I doodle sometimes, I have almost filled my little A6 sketchbook. I once had a phase where I was drawing castles, and it seems I’m back in that phase again.
Tragically, I’ve not done as much reading as I should have done. I picked up The Book Thief by Markus Zusak and it took me three whole months to get through it. Such a slog, also the title is a lie–she doesn’t really steal books. Spoiler, I guess, but who cares. It tries to be interesting by having Death as a narrator but it reads just like any other third-person limited POV, with a “I collected their souls” inserted here and there to keep up the appearance.

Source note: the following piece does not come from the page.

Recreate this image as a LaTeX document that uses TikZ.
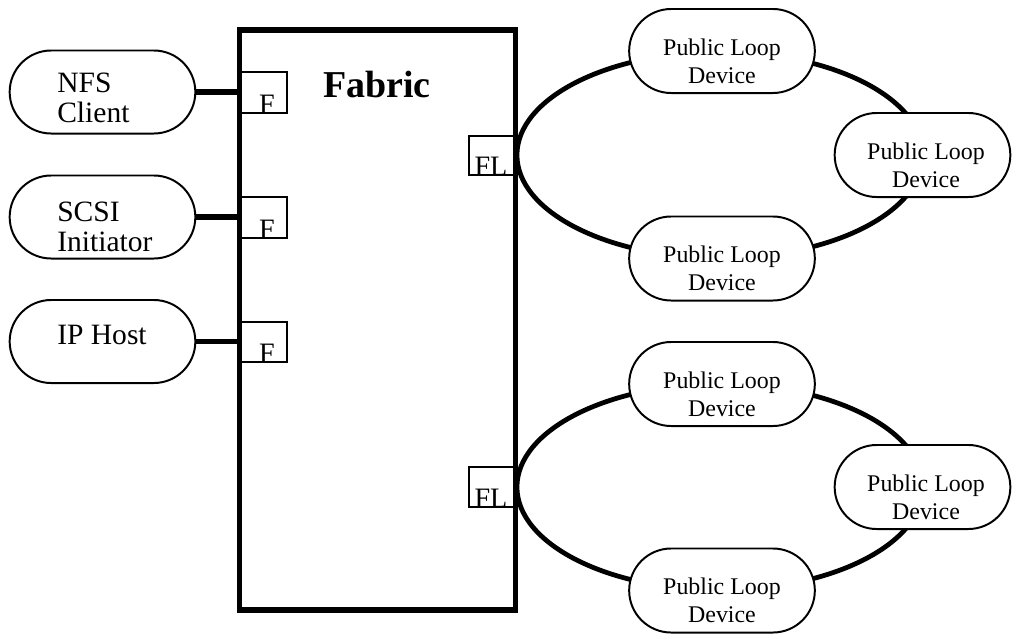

I swear I’ll never read Holocaust fiction ever again. I’d rather watch a good documentary about it.
But on the other hand I rediscovered my love for Sherlock Holmes and even dedicated a post to the famous detective, which at 2600 words is my longest. (ETA: 04/06/2022: I deleted the post as I was not happy with the pictures; I’ve now republished it with new photos but the text, with some minor changes, remains the same, so it still deserves to be mentioned in 2020 recap as that was when it was composed.)

Another thing that happened in Manchester was, the big concrete wall in Piccadilly Gardens was torn down. There is still a concrete wall, but that can’t be torn down because there is a coffee shop and a restaurant on the side of it. People hate them, I know they’re ugly, but for the purposes of my Gloomscapes series, I don’t mind a bit of brutalism. I’ve seen articles online calling the wall “Manchester’s Berlin Wall” and I’m like, can you just not. Nobody is getting shot crossing from Portland Street to Primark! Please. If there is criminal activity or drugs going on in Piccadilly Gardnes, that’s hardly the fault of the wall.
I end with one of my typical phone shot of something random or weird, Sam Call Me written by chalk on the gate to my local park. Well, there is a certain Sam that is close to my heart, so you can say that the picture is not as random as it would appear on first sight. I mean, not in real life, it’s the actor Sam Claflin, lol.
And that, my friends, concludes my second 2020 recap post.